P.S. Da GoldCore apprendiamo che i regolatori tedeschi, attraverso il Comitato parlamentare sul budget, hanno intenzione di mettere sotto revisione i controlli e la gestione delle riserve aurifere del Paese (3,396,3 tonnellate, pari al 73,7% delle riserve monetarie estere tedesche) da parte della Bundesbank, soprattutto riguardo l’oro conservato a Francoforte, Parigi, Londra e alla Federal Reserve Bank di New York. Reazione ai timori sul debito e allo stato patrimoniale da hedge funds sottocapitalizzato della Bce?
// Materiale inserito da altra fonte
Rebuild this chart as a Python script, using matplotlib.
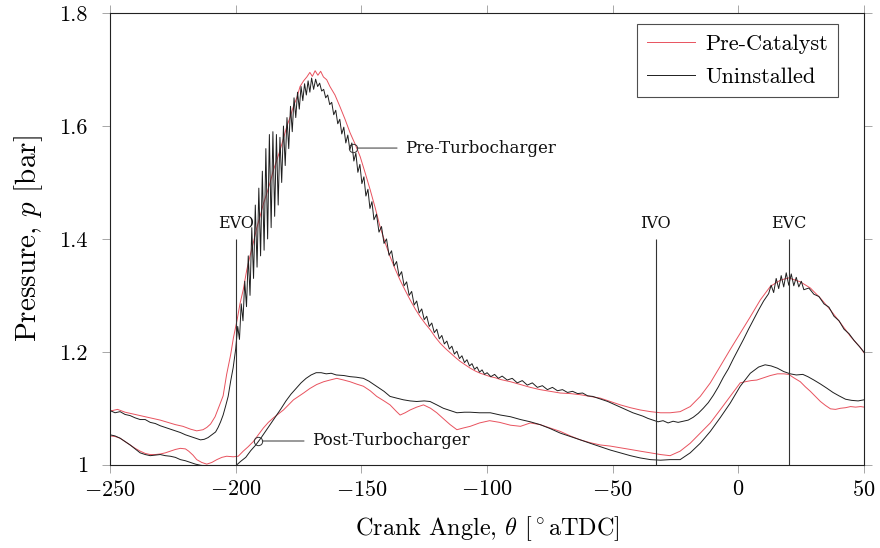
import matplotlib
matplotlib.use("Agg")
import matplotlib.pyplot as plt

plt.rcParams["font.family"] = "serif"
plt.rcParams["font.serif"] = ["cmr10", "DejaVu Serif"]
plt.rcParams["mathtext.fontset"] = "cm"
plt.rcParams["axes.formatter.use_mathtext"] = True
plt.rcParams["axes.unicode_minus"] = True

# pre-turbocharger, pre-catalyst (red)
preRedTheta = [-250, -247, -244, -241, -238, -234, -230, -227, -224, -221, -218, -215.5, -213, -211.5, -210,
               -208.2, -206.2, -205, -203.6, -202, -200.9, -199.5, -198.3, -197, -195.6, -194.3, -193, -191.6,
               -190.3, -189, -187.6, -186.3, -185, -183.6, -182.3, -181, -179.7, -178.4, -177.1, -175.7, -174.4,
               -173, -171.7, -170.5, -169.5, -168.4, -167.3, -166.2, -165.1, -163.8, -162.5, -160.5, -158.5,
               -156.5, -154.5, -152.5, -150.5, -148.5, -146.5, -144.5, -142.6, -140.6, -138.6, -136.6, -134.6,
               -132.6, -130.6, -128.6, -126.6, -124.6, -122.6, -120.6, -118.6, -116.6, -114.6, -112.6, -110.7,
               -108.7, -106.7, -104.7, -102.7, -100.7, -98.7, -96.7, -94.7, -90.7, -86.7, -82.8, -78.9, -74.9,
               -70.9, -66.9, -62.9, -59, -55, -51, -47, -43, -39.1, -35, -31, -27.2, -23.2, -19.2, -15.2, -11.2,
               -7.3, -3.3, 0.7, 4.7, 8.7, 12.7, 16.7, 20, 24.6, 28.6, 32.6, 36.6, 40.6, 44.6, 48.6, 50]
preRedP = [1.095, 1.098, 1.093, 1.090, 1.087, 1.083, 1.079, 1.075, 1.071, 1.068, 1.063, 1.060, 1.062, 1.066, 1.072,
           1.085, 1.108, 1.122, 1.160, 1.195, 1.225, 1.255, 1.285, 1.310, 1.345, 1.370, 1.393, 1.420,
           1.440, 1.462, 1.481, 1.500, 1.522, 1.540, 1.558, 1.578, 1.599, 1.615, 1.634, 1.650, 1.670,
           1.680, 1.687, 1.695, 1.688, 1.698, 1.690, 1.697, 1.687, 1.682, 1.670, 1.655, 1.634,
           1.612, 1.588, 1.568, 1.546, 1.517, 1.487, 1.455, 1.422, 1.394, 1.369, 1.347, 1.327,
           1.309, 1.292, 1.276, 1.262, 1.250, 1.239, 1.226, 1.215, 1.206, 1.198, 1.190, 1.183,
           1.177, 1.171, 1.166, 1.162, 1.159, 1.156, 1.154, 1.151, 1.147, 1.142, 1.137, 1.133, 1.130,
           1.127, 1.126, 1.124, 1.121, 1.118, 1.112, 1.106, 1.101, 1.097, 1.094, 1.092, 1.092, 1.094, 1.103, 1.121, 1.145,
           1.174, 1.204, 1.233, 1.262, 1.292, 1.316, 1.327, 1.331, 1.324, 1.313, 1.295, 1.274, 1.251, 1.227, 1.207, 1.198]

# pre-turbocharger, uninstalled (black)
preBlackTheta = [-250, -248, -246, -244, -242, -240, -238, -236, -234, -232, -230, -228, -226, -224, -222, -220,
                 -218, -216, -214, -212.5, -211, -209.5, -208, -207, -206, -205, -204, -203, -202, -201, -200,
                 -199.2, -198.5, -197.8, -197.1, -196.4, -195.7, -195, -194.3, -193.6, -192.9, -192.2, -191.5,
                 -190.8, -190.1, -189.4, -188.7, -188, -187.3, -186.6, -185.9, -185.2, -184.5, -183.8, -183.1,
                 -182.4, -181.7, -181, -180.3, -179.6, -178.9, -178.2, -177.5, -176.8, -176.1, -175.4, -174.7,
                 -174, -173.3, -172.6, -171.9, -171.2, -170.5, -169.8, -169, -168.2, -167.4, -166.6, -165.8,
                 -165, -164.2, -163.4, -162.6, -161.8, -161, -160.2, -159.4, -158.6, -157.8, -157, -156.2,
                 -155.4, -154.6, -153.8, -153, -152.2, -151.4, -150.6, -149.8, -149, -148.2, -147.4, -146.6,
                 -145.8, -145, -144, -143, -142, -141, -140, -139, -138, -137, -136, -135, -134, -133, -132,
                 -131, -130, -129, -128, -127, -126, -125, -124, -123, -122, -121, -120, -119, -118, -117, -116,
                 -115, -114, -113, -112, -111, -110, -109, -108, -107, -106, -105, -104, -103, -102, -101, -100,
                 -98.5, -97, -95.5, -94, -92, -90, -88, -86, -84, -82, -80, -78, -76, -74, -72, -70, -68, -66,
                 -64, -62, -60, -58, -56, -54, -52, -50, -48, -46, -44, -42, -40, -38, -36, -34, -32, -30, -28,
                 -26, -24, -22, -20, -18, -16, -14, -12, -10, -8, -6, -4, -2, 0, 2, 4, 6, 8, 10, 12, 13, 14, 15,
                 16, 17, 18, 19, 20, 21, 22, 23, 24, 25, 26, 28, 30, 32, 34, 36, 38, 40, 42, 44, 46, 48, 50]
preBlackP = [1.096, 1.092, 1.094, 1.089, 1.087, 1.083, 1.080, 1.080, 1.075, 1.073, 1.069, 1.066, 1.063, 1.060, 1.057, 1.053,
             1.050, 1.047, 1.044, 1.045, 1.048, 1.053, 1.058, 1.066, 1.076, 1.088, 1.104, 1.121, 1.148, 1.172, 1.205,
             1.245, 1.222, 1.285, 1.255, 1.325, 1.280, 1.370, 1.300, 1.420, 1.330, 1.460, 1.350,
             1.490, 1.370, 1.520, 1.380, 1.560, 1.400, 1.585, 1.420, 1.590, 1.440, 1.585, 1.460,
             1.580, 1.500, 1.600, 1.530, 1.615, 1.560, 1.635, 1.590, 1.650, 1.615, 1.660, 1.630,
             1.670, 1.645, 1.675, 1.655, 1.680, 1.660, 1.685, 1.665, 1.683, 1.670, 1.676, 1.662,
             1.665, 1.650, 1.655, 1.638, 1.642, 1.620, 1.628, 1.604, 1.612, 1.586, 1.598, 1.570,
             1.584, 1.558, 1.570, 1.538, 1.552, 1.518, 1.532, 1.498, 1.510, 1.476, 1.488, 1.454,
             1.466, 1.434, 1.444, 1.412, 1.422, 1.392, 1.400, 1.371, 1.379, 1.352, 1.360, 1.334, 1.342, 1.317, 1.324,
             1.300, 1.307, 1.283, 1.290, 1.269, 1.276, 1.257, 1.263, 1.245, 1.251, 1.234, 1.240, 1.223, 1.229, 1.214, 1.219,
             1.205, 1.210, 1.196, 1.201, 1.188, 1.193, 1.181, 1.186, 1.175, 1.179, 1.169, 1.173, 1.164, 1.168, 1.160, 1.163,
             1.156, 1.160, 1.153, 1.157, 1.150, 1.153, 1.145, 1.149, 1.141, 1.145, 1.137, 1.140, 1.133, 1.137, 1.131, 1.133, 1.128, 1.130,
             1.126, 1.127, 1.122, 1.121, 1.118, 1.115, 1.112, 1.108, 1.104, 1.100, 1.096, 1.092, 1.089, 1.086, 1.082, 1.079, 1.076, 1.078, 1.074,
             1.077, 1.075, 1.077, 1.079, 1.084, 1.091, 1.100, 1.110, 1.123, 1.138, 1.155, 1.170, 1.188, 1.205, 1.222, 1.240, 1.257, 1.274, 1.290, 1.303, 1.318, 1.305, 1.330,
             1.312, 1.335, 1.315, 1.340, 1.318, 1.338, 1.317, 1.332, 1.315, 1.325, 1.310, 1.313, 1.302, 1.298, 1.285, 1.279, 1.263, 1.255, 1.240, 1.232, 1.220, 1.210, 1.199]

# post-turbocharger, pre-catalyst (red)
postRedTheta = [-250, -248, -246, -244, -242, -240, -238, -236, -234, -232, -230, -228, -226, -224, -222, -220,
                -218.7, -217, -215.5, -213.5, -211.5, -209.5, -207.5, -205.5, -203.6, -201, -199, -197, -195, -193,
                -191, -189, -187, -185, -183, -181, -179, -177, -175, -173, -170.5, -167.8, -165, -162.5, -159.8,
                -157, -154.5, -152, -149.2, -146.5, -143.9, -141, -138.6, -136, -134.6, -132.6, -130.6, -128,
                -125.3, -122.5, -120, -117.5, -114.7, -112, -109.5, -106.7, -103, -99, -95, -90.7, -86.7, -82.8,
                -78.9, -74.9, -70.9, -66.9, -62.9, -59, -55, -51, -47, -43, -39.1, -35, -31, -27.2, -23.2, -19.2,
                -15.2, -11.2, -7.3, -3.3, 0.7, 2.7, 5, 7.3, 10, 12.7, 15.5, 18, 20, 22, 24.6, 26.6, 28.6, 30.6,
                32.6, 34.6, 36.6, 38.6, 40.6, 42.6, 44.6, 46.6, 48.6, 50]
postRedP = [1.051, 1.050, 1.047, 1.041, 1.035, 1.029, 1.024, 1.020, 1.018, 1.018, 1.019, 1.021, 1.024, 1.027, 1.029, 1.028,
            1.024, 1.017, 1.009, 1.004, 1.001, 1.004, 1.009, 1.013, 1.015, 1.014, 1.015, 1.024, 1.032, 1.041,
            1.053, 1.065, 1.075, 1.083, 1.090, 1.097, 1.106, 1.115, 1.121, 1.127, 1.135, 1.142, 1.147, 1.150, 1.153,
            1.150, 1.147, 1.143, 1.139, 1.131, 1.121, 1.113, 1.106, 1.094, 1.088, 1.092, 1.097, 1.102,
            1.106, 1.100, 1.092, 1.082, 1.071, 1.062, 1.065, 1.068, 1.074, 1.078, 1.075, 1.070, 1.068, 1.074,
            1.071, 1.065, 1.059, 1.051, 1.044, 1.039, 1.035, 1.033, 1.030, 1.027, 1.024, 1.021, 1.018, 1.016, 1.024, 1.038,
            1.056, 1.074, 1.097, 1.121, 1.145, 1.147, 1.149, 1.150, 1.154, 1.158, 1.161, 1.161, 1.160, 1.154, 1.147, 1.138, 1.130, 1.121,
            1.112, 1.105, 1.099, 1.098, 1.100, 1.101, 1.103, 1.102, 1.103, 1.102]

# post-turbocharger, uninstalled (black)
postBlackTheta = [-250, -248, -246, -244, -242, -240, -238, -236, -234, -232, -230, -228, -226, -224, -222, -220,
                  -218, -216, -214, -210, -206, -202, -200, -198, -196, -194, -192, -190, -188, -186, -184, -182,
                  -180, -178, -176, -174, -172, -170, -168, -166, -164, -162, -160, -157, -154.5, -152, -149.2, -147,
                  -144, -141, -138.6, -136, -133.3, -130.6, -128, -125, -122.7, -120, -117.4, -114.7, -112, -109,
                  -106.7, -103, -98.7, -94.7, -90.7, -86.7, -82.8, -78.9, -74.9, -70.9, -66.9, -62.9, -59, -55, -51,
                  -47, -43, -39.1, -35, -31, -27.2, -23.2, -19.2, -15.2, -11.2, -7.3, -3.3, 0.7, 4.7, 8, 10.6, 13,
                  15.5, 18, 20.6, 23, 25.6, 27.6, 30, 32.6, 35, 37.6, 40, 42.6, 45, 47.6, 50]
postBlackP = [1.053, 1.051, 1.047, 1.041, 1.035, 1.028, 1.021, 1.018, 1.016, 1.017, 1.018, 1.016, 1.015, 1.013, 1.009, 1.007,
              1.004, 1.001, 0.999, 0.997, 0.996, 0.996, 0.998, 1.006, 1.013, 1.025, 1.035, 1.047, 1.060, 1.073, 1.086, 1.099,
              1.113, 1.125, 1.135, 1.145, 1.153, 1.159, 1.163, 1.163, 1.161, 1.162, 1.159, 1.158, 1.156, 1.155, 1.153, 1.148,
              1.139, 1.130, 1.121, 1.118, 1.115, 1.113, 1.112, 1.113, 1.112, 1.106, 1.100, 1.096, 1.092, 1.093,
              1.093, 1.092, 1.092, 1.088, 1.085, 1.080, 1.076, 1.071, 1.064, 1.056, 1.050, 1.044, 1.038, 1.032, 1.026,
              1.021, 1.016, 1.012, 1.009, 1.008, 1.009, 1.009, 1.021, 1.038, 1.059, 1.083, 1.109, 1.139, 1.162, 1.173, 1.177, 1.175,
              1.171, 1.165, 1.161, 1.159, 1.160, 1.156, 1.150, 1.143, 1.136, 1.128, 1.122, 1.116, 1.114, 1.113, 1.115]

# valve events
eventNames = ["EVO", "IVO", "EVC"]
eventAngles = [-200, -33, 20]
eventTop = 1.4

xTicks = [-250, -200, -150, -100, -50, 0, 50]
yTicks = [1.0, 1.2, 1.4, 1.6, 1.8]
yTickLabels = ["1", "1.2", "1.4", "1.6", "1.8"]

redColor = "#e8525e"
blackColor = "#1e1e1e"

fig = plt.figure(figsize=(8.8, 5.48), dpi=100)
ax = fig.add_axes([0.125, 0.152, 0.857, 0.824])

ax.plot(preRedTheta, preRedP, color=redColor, lw=0.7, label="Pre-Catalyst")
ax.plot(preBlackTheta, preBlackP, color=blackColor, lw=0.7, label="Uninstalled")
ax.plot(postRedTheta, postRedP, color=redColor, lw=0.7)
ax.plot(postBlackTheta, postBlackP, color=blackColor, lw=0.7)

# valve timing markers
ax.vlines(eventAngles, yTicks[0], eventTop, color="#333333", lw=0.8)
for name, ang in zip(eventNames, eventAngles):
    ax.text(ang, eventTop + 0.013, name, ha="center", va="bottom", fontsize=11.5,
            family="DejaVu Serif", color="#111111")

# curve annotations
notes = [("Pre-Turbocharger", -153.3, 1.561, -132.5), ("Post-Turbocharger", -191.1, 1.042, -169.5)]
for label, th, p, tx in notes:
    ax.plot([th], [p], marker="o", ms=6, mfc="none", mec="#333333", mew=0.7)
    ax.annotate(label, xy=(th, p), xytext=(tx, p), va="center", ha="left", fontsize=12,
                family="DejaVu Serif", color="#111111",
                arrowprops=dict(arrowstyle="-", color="#333333", lw=0.7, shrinkA=4, shrinkB=3,
                                relpos=(0, 0.5)))

ax.set_xlim(-250, 50)
ax.set_ylim(1.0, 1.8)
ax.set_xticks(xTicks)
ax.set_yticks(yTicks, yTickLabels)
ax.tick_params(direction="out", length=6, width=0.6, color="#999999", labelsize=16,
               top=True, right=True)
ax.tick_params(axis="x", pad=5)
ax.tick_params(axis="y", pad=10)
for s in ax.spines.values():
    s.set_linewidth(0.8)
    s.set_color("#222222")

ax.set_xlabel(r"Crank Angle, $\theta$ [$^\circ$aTDC]", fontsize=17.5, labelpad=10)
ax.set_ylabel(r"Pressure, $p$ [bar]", fontsize=21, labelpad=10)

leg = ax.legend(loc="upper right", bbox_to_anchor=(0.9655, 0.9757), fontsize=16, frameon=True,
                fancybox=False, handlelength=2.2, borderaxespad=0, borderpad=0.45,
                labelspacing=0.6, handletextpad=0.45)
leg.get_frame().set_edgecolor("#222222")
leg.get_frame().set_linewidth(0.8)

fig.savefig("out.png", dpi=100)
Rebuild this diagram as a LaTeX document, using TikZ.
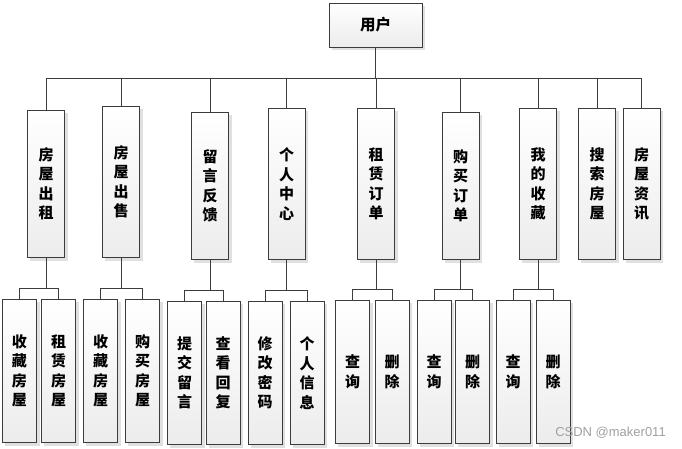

O forse solo la quasi certezza che l’eurozona collasserà, portando perdite per la Bundesbank pari a mezzo triliardo di euro, una volta a mezzo il budget annuale della Germania? In quel caso, le riserve d’oro serviranno a supportare la moneta, che sia essa un nuovo euro e un nuovo marco. Vuoi vedere che a Berlino danno più retta a Ron Paul di quanto facciano gli statunitensi?

 

P.S. 2: Alle 17 di ieri, tre ore dopo l’annuncio dell’Iif, ecco un altro colpo di scena: stando a Bloomberg, era già salita al 58% la quota di bonds ellenici che verrà scambiata nell’operazione di swap, grazie al sì della gran parte dei fondi pensione greci (17 miliardi di detenzione). Miracoli ellenici. Anche con le altre banche greche che dicono sì, ricordate, non si supera il 68%: tutto il resto, è truffa.